* [PROVIDED INFORMATION]
################
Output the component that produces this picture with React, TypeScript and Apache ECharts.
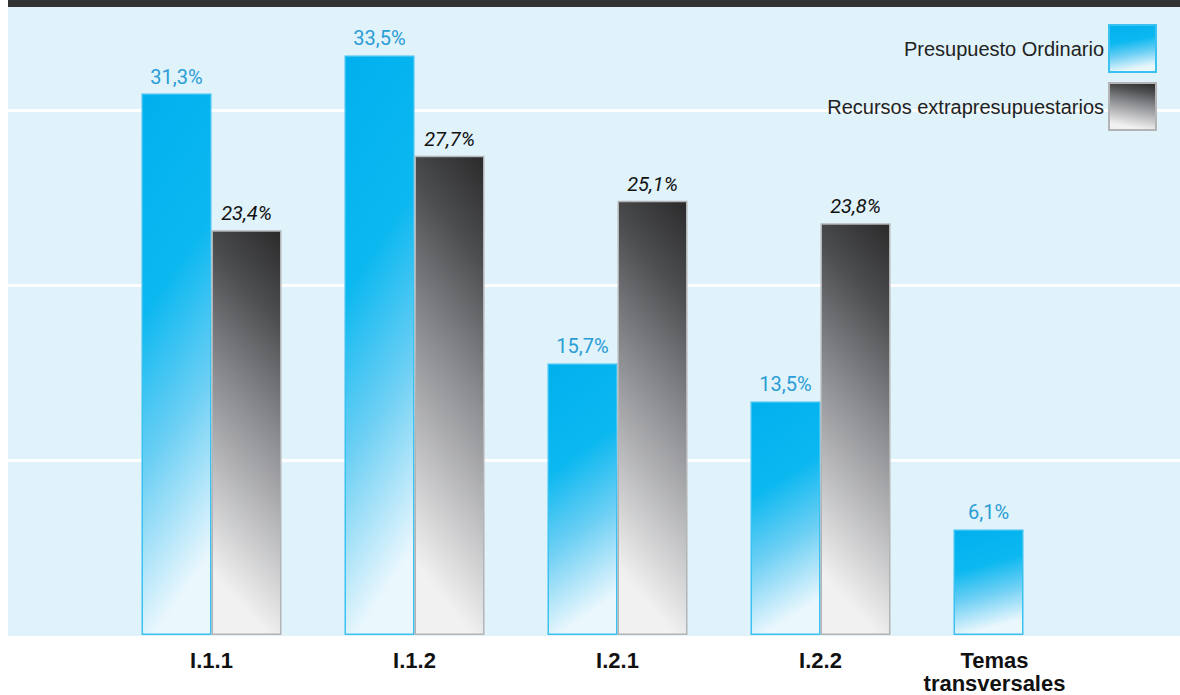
import React, { useEffect, useRef } from "react";
import * as echarts from "echarts";

const categories = ["I.1.1", "I.1.2", "I.2.1", "I.2.2", "Temas\ntransversales"];
const ordinario = [31.3, 33.5, 15.7, 13.5, 6.1];
const extra: (number | null)[] = [23.4, 27.7, 25.1, 23.8, null];
const seriesNames = ["Presupuesto Ordinario", "Recursos extrapresupuestarios"];

const fmt = (v: number) => v.toFixed(1).replace(".", ",") + "%";

export default function App() {
  const ref = useRef<HTMLDivElement>(null);
  useEffect(() => {
    document.body.style.margin = "0";
    const chart = echarts.init(ref.current!, undefined, { renderer: "svg" });
    const blueGrad = new echarts.graphic.LinearGradient(0, 0, 0.18, 1, [
      { offset: 0, color: "#00b0ee" },
      { offset: 0.4, color: "#0cb8f0" },
      { offset: 0.68, color: "#6ccff4" },
      { offset: 1, color: "#eaf7fd" },
    ]);
    const greyGrad = new echarts.graphic.LinearGradient(1, 0, 0.82, 1, [
      { offset: 0, color: "#2a2a2b" },
      { offset: 0.22, color: "#4d4e50" },
      { offset: 0.5, color: "#8a8b8f" },
      { offset: 1, color: "#f1f1f1" },
    ]);
    chart.setOption({
      animation: false,
      graphic: [
        { type: "rect", z: -10, shape: { x: 8, y: 0, width: 1172, height: 7 }, style: { fill: "#333333" } },
        { type: "rect", z: -10, shape: { x: 8, y: 7, width: 1172, height: 629 }, style: { fill: "#e0f2fa" } },
      ],
      legend: {
        orient: "vertical",
        right: 23,
        top: 24,
        padding: 0,
        align: "right",
        itemWidth: 47,
        itemHeight: 47,
        itemGap: 9,
        icon: "rect",
        data: seriesNames,
        textStyle: { fontFamily: "Liberation Sans", fontSize: 20, color: "#222" },
      },
      grid: [
        { left: 8, right: 0, top: 7, bottom: 60 },
        { left: 110, width: 1015, top: 7, bottom: 60 },
      ],
      xAxis: [
        { type: "value", gridIndex: 0, show: false, min: 0, max: 1 },
        {
          type: "category",
          gridIndex: 1,
          data: categories.map((c, i) =>
            i === categories.length - 1 ? { value: c, textStyle: { padding: [0, 58, 0, 0] } } : c
          ),
          axisLine: { show: false },
          axisTick: { show: false },
          axisLabel: {
            interval: 0,
            margin: 14,
            fontFamily: "Liberation Sans",
            fontWeight: "bold",
            fontSize: 22,
            lineHeight: 23,
            color: "#111",
          },
        },
      ],
      yAxis: [
        {
          type: "value",
          gridIndex: 0,
          min: 0,
          max: 35.9,
          interval: 10,
          axisLabel: { show: false },
          axisLine: { show: false },
          axisTick: { show: false },
          splitLine: { show: true, showMinLine: false, showMaxLine: false, lineStyle: { color: "#ffffff", width: 3 } },
        },
        {
          type: "value",
          gridIndex: 1,
          min: 0,
          max: 36.3,
          axisLabel: { show: false },
          axisLine: { show: false },
          axisTick: { show: false },
          splitLine: { show: false },
        },
      ],
      series: [
        {
          name: seriesNames[0],
          type: "bar",
          xAxisIndex: 1,
          yAxisIndex: 1,
          barWidth: 70,
          barGap: "0%",
          data: ordinario,
          itemStyle: { color: blueGrad, borderColor: "#3cc2f1", borderWidth: 1.5 },
          label: {
            show: true,
            position: "top",
            distance: 7,
            formatter: (p: any) => fmt(p.value),
            fontFamily: "Roboto",
            fontSize: 20,
            color: "#2a9dd6",
          },
        },
        {
          name: seriesNames[1],
          type: "bar",
          xAxisIndex: 1,
          yAxisIndex: 1,
          barWidth: 70,
          barGap: "0%",
          data: extra,
          itemStyle: { color: greyGrad, borderColor: "#b4b4b6", borderWidth: 1.5 },
          label: {
            show: true,
            position: "top",
            distance: 7,
            formatter: (p: any) => (p.value == null ? "" : fmt(p.value)),
            fontFamily: "Roboto",
            fontStyle: "italic",
            fontSize: 20,
            color: "#111",
          },
        },
      ],
    });
    return () => chart.dispose();
  }, []);
  return <div ref={ref} style={{ width: 1180, height: 695 }} />;
}
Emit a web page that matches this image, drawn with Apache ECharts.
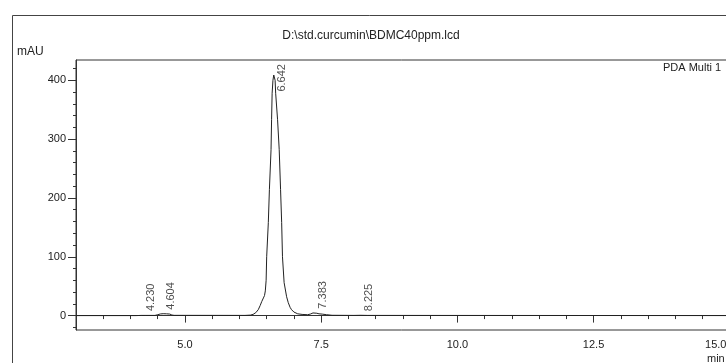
<!DOCTYPE html>
<html>
<head>
<meta charset="utf-8">
<script src="https://cdn.jsdelivr.net/npm/echarts@6/dist/echarts.min.js"></script>
<style>
  html, body { margin: 0; padding: 0; background: #fff; }
  #chart { width: 726px; height: 363px; }
</style>
</head>
<body>
<div id="chart"></div>
<script>
// chromatogram trace (min, mAU)
const times = [3.00, 4.10, 4.20, 4.23, 4.27, 4.45, 4.50, 4.55, 4.60, 4.66, 4.72, 4.76, 4.80,
  6.10, 6.20, 6.25, 6.30, 6.345, 6.38, 6.41, 6.44, 6.46, 6.475, 6.49, 6.50, 6.53, 6.55, 6.58,
  6.59, 6.60, 6.615, 6.63, 6.642, 6.655, 6.665, 6.70, 6.73, 6.755, 6.775, 6.79, 6.82, 6.866,
  6.896, 6.93, 6.957, 7.00, 7.07, 7.15, 7.25, 7.30, 7.35, 7.383, 7.42, 7.46, 7.52, 7.60, 7.70,
  8.10, 8.225, 8.35, 15.5];
const absorb = [0, 0, 0.3, 0.8, 0.3, 0.3, 1.5, 2.8, 3.2, 3.0, 2.6, 1.0, 0.4,
  0.3, 0.8, 2, 5, 10, 17, 24, 30, 34, 42, 60, 100, 158, 214, 282,
  333, 378, 400, 409, 412, 400, 378, 333, 282, 214, 158, 100, 56, 32,
  22, 14, 10, 6, 3, 2, 1.5, 2.5, 4.5, 5, 4, 3, 2.5, 1.5, 0.5,
  0.3, 0.5, 0.3, 0];

// peak table
const peakTimes = [4.230, 4.604, 6.642, 7.383, 8.225];
const peakHeights = [0.8, 3.2, 412, 5, 0.5];

// axis ticks and labels
const xLabels = [5.0, 7.5, 10.0, 12.5, 15.0];
const yLabels = [0, 100, 200, 300, 400];
const xMinorTicks = [];
for (let t = 3.5; t <= 15.0; t += 0.5) xMinorTicks.push(+t.toFixed(1));
const yMinorTicks = [];
for (let v = -20; v <= 420; v += 20) yMinorTicks.push(v);

const LABEL_CAP = 374; // tall peak labels are pushed down to stay inside the frame

const myChart = echarts.init(document.getElementById("chart"), null, { renderer: "canvas" });

const FONT = "Liberation Sans, Arial, sans-serif";
const INK = "#222";

const baseX = {
  type: "value",
  min: 3,
  max: 15.5,
  position: "bottom",
  splitLine: { show: false }
};
const baseY = {
  type: "value",
  min: -24.5,
  max: 434.5,
  position: "left",
  splitLine: { show: false }
};

myChart.setOption({
  animation: false,
  backgroundColor: "#fff",
  grid: {
    left: 76,
    top: 60,
    height: 270,
    width: 681,
    outerBoundsMode: "none",
    containLabel: false,
    show: true,
    borderColor: "#333",
    borderWidth: 1
  },
  xAxis: [
    Object.assign({}, baseX, {
      axisLine: { lineStyle: { color: "#333", width: 1 } },
      axisTick: { length: 7, lineStyle: { color: "#333" }, customValues: xLabels },
      axisLabel: {
        customValues: xLabels,
        margin: 9,
        color: INK,
        fontFamily: FONT,
        fontSize: 11,
        formatter: function (v) {
          return v === 15 ? "{last|15.0}" : v.toFixed(1);
        },
        rich: { last: { padding: [0, 28, 0, 0], color: INK, fontFamily: FONT, fontSize: 11 } }
      }
    }),
    Object.assign({}, baseX, {
      axisLine: { show: false },
      axisTick: { length: 3.5, lineStyle: { color: "#333" }, customValues: xMinorTicks },
      axisLabel: { show: false }
    })
  ],
  yAxis: [
    Object.assign({}, baseY, {
      axisLine: { show: true, lineStyle: { color: "#333", width: 1 } },
      axisTick: { show: true, length: 8, lineStyle: { color: "#333" }, customValues: yLabels },
      axisLabel: {
        customValues: yLabels,
        margin: 10,
        color: INK,
        fontFamily: FONT,
        fontSize: 11
      }
    }),
    Object.assign({}, baseY, {
      axisLine: { show: false },
      axisTick: { show: true, length: 3, lineStyle: { color: "#333" }, customValues: yMinorTicks },
      axisLabel: { show: false }
    })
  ],
  series: [
    {
      name: "PDA Multi 1",
      type: "line",
      xAxisIndex: 0,
      yAxisIndex: 0,
      showSymbol: false,
      data: times.map((t, i) => [t, absorb[i]]),
      lineStyle: { color: INK, width: 1 }
    },
    {
      // retention time labels
      type: "scatter",
      xAxisIndex: 0,
      yAxisIndex: 0,
      symbolSize: 0,
      silent: true,
      data: peakTimes.map((t, i) => [t, Math.min(peakHeights[i], LABEL_CAP)]),
      label: {
        show: true,
        position: [8, -4],
        rotate: 90,
        align: "left",
        verticalAlign: "middle",
        color: INK,
        fontFamily: FONT,
        fontSize: 11,
        formatter: (p) => p.value[0].toFixed(3)
      }
    }
  ],
  graphic: [
    {
      type: "rect",
      left: 10,
      top: 13,
      shape: { width: 800, height: 400 },
      style: { fill: "none", stroke: "#444", lineWidth: 1 },
      silent: true
    },
    {
      type: "text",
      x: 371,
      y: 36,
      style: {
        text: "D:\\std.curcumin\\BDMC40ppm.lcd",
        textAlign: "center",
        textVerticalAlign: "middle",
        fill: INK,
        font: "12px " + FONT
      }
    },
    {
      type: "text",
      x: 17,
      y: 52,
      style: { text: "mAU", textVerticalAlign: "middle", fill: INK, font: "12px " + FONT }
    },
    {
      type: "text",
      x: 663,
      y: 68,
      style: { text: "PDA Multi 1", textVerticalAlign: "middle", fill: INK, font: "11px " + FONT }
    },
    {
      type: "text",
      x: 707,
      y: 359,
      style: { text: "min", textVerticalAlign: "middle", fill: INK, font: "11px " + FONT }
    }
  ]
});
</script>
</body>
</html>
################
* [EXERCISE] Retype the records above word for word, from their first line through the line containing "import * as", and leave out every picture.

* [RESULT FOR THIS EXERCISE]
Output the component that produces this picture with React, TypeScript and Apache ECharts.
import React, { useEffect, useRef } from "react";
import * as echarts from "echarts";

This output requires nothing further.